At Deadline

Tech Mission

Ashton Technology, a trading technology vendor, has recruited Jefferies & Co. to provide strategic help and find investors for two of its subsidiaries, Universal Trading Technologies and Electronic Market Center. Ashton president Arthur Bacci says Jefferies was chosen for its experience with equity trading technology and its ideas for expanding the use of UTTC's VWAP matching system, iMatch.

"[Jefferies] will be able to introduce us to other participants," said the president of the financially struggling vendor. "Also, the [firm] is becoming a bigger player in VWAP trading." Ideal investors, according to Bacci, are broker dealers that want to make markets in VWAP securities or vendors of other trading systems. A joint venture is also a possibility.

In its latest 10-Q, or quarterly financial filing, for the period ended September 30, Ashton states it only has enough cash to last nine to 12 months. It has run through $10 million since September 30, 1999, leaving it with only $8 million. In mid-November, the company's stock was trading at less than a dollar, down from $7 a year ago.

Disclosure

The Securities Industry Association scolded the Securities and Exchange Commission for boiling best execution' down to speed and price in its recently approved trade execution disclosure rules. Others were relieved the rules are less likely to trigger new lawsuits against brokers for violations of their best execution obligations. But observers say that could ultimately dilute the purpose of the rules: disclosing the costs of trading to investors.

Starting on April 2, market centers such as Nasdaq dealers, exchange specialists and ECNs must provide in monthly disclosures such metrics as execution price relative to quoted price and the actual mark-ups or mark-downs incurred. Brokers must also disclose to customers on a quarterly basis the identities of the market centers to which they route, as well as whether they internalize or collect payments for order flow.

NYSE Specialists

Mergers among New York Stock Exchange specialist firms have reduced the total number from 55 in October, 1987 to 18, as of October 2000. Now Spear, Leeds & Kellogg is rumored to be in talks to purchase Benjamin Jacobson & Sons. A deal would create the largest specialist firm on the floor. That distinction is currently held by LaBranche & Co., following its purchase of Robb Peck McCooey Specialist. An official for Spear, Leeds declined to comment. An official at Benjamin Jacobson could not be reached for comment. Separately, Susquehanna Specialists, the tenth largest specialist firm, is on the prowl to acquire Lyden, Dolan, Nick and Co., the eleventh largest specialist firm, an NYSE insider confirmed. Susquehanna and Lyden did not return phone calls seeking comment. The acquisition of Lyden would make Susquehanna the sixth largest specialist firm at the NYSE with some 169 stocks.

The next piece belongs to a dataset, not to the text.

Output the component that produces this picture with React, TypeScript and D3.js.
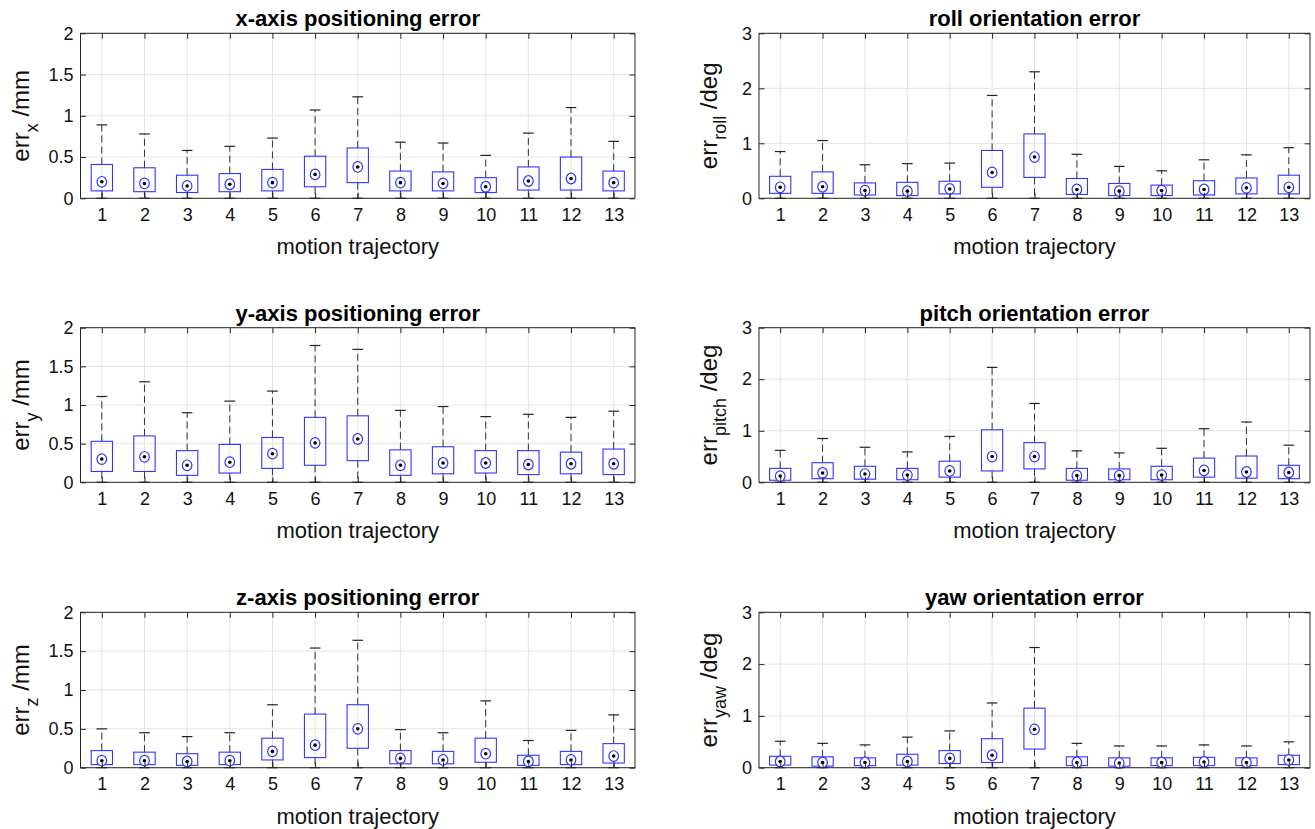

The NYSE source reckoned that the number of specialist firms will probably shrink to five within the next three years. An increase in trading volume and volatility, along with the consolidation trend, has resulted in specialist survivors that have more capital.

Primex VIP

Leonard Mayer, the well-known Nasdaq trading technology pioneer, is leaving Charles Schwab Capital Markets to join Primex, where he will work on special projects in the U.S. and abroad. Mayer once headed up his own market making firm, Mayer & Schweitzer, which he sold to Schwab in 1991 for about $28 million.

Founded in 1998 with initial funding from Bernard L. Madoff Investment Securities, Primex, developer of the Primex Auction System, is also backed by Goldman Sachs, Merrill Lynch, Morgan Stanley Dean Witter, and Salomon Smith Barney. Nasdaq is slated to activate the Primex Auction System early next year. The Chicago Board Options Exchange signed a letter of intent recently with Primex for exclusive rights to use the system in equity options trading. Mayer joins forces with former top Nasdaq executive Glen Shipway, chief executive at Primex.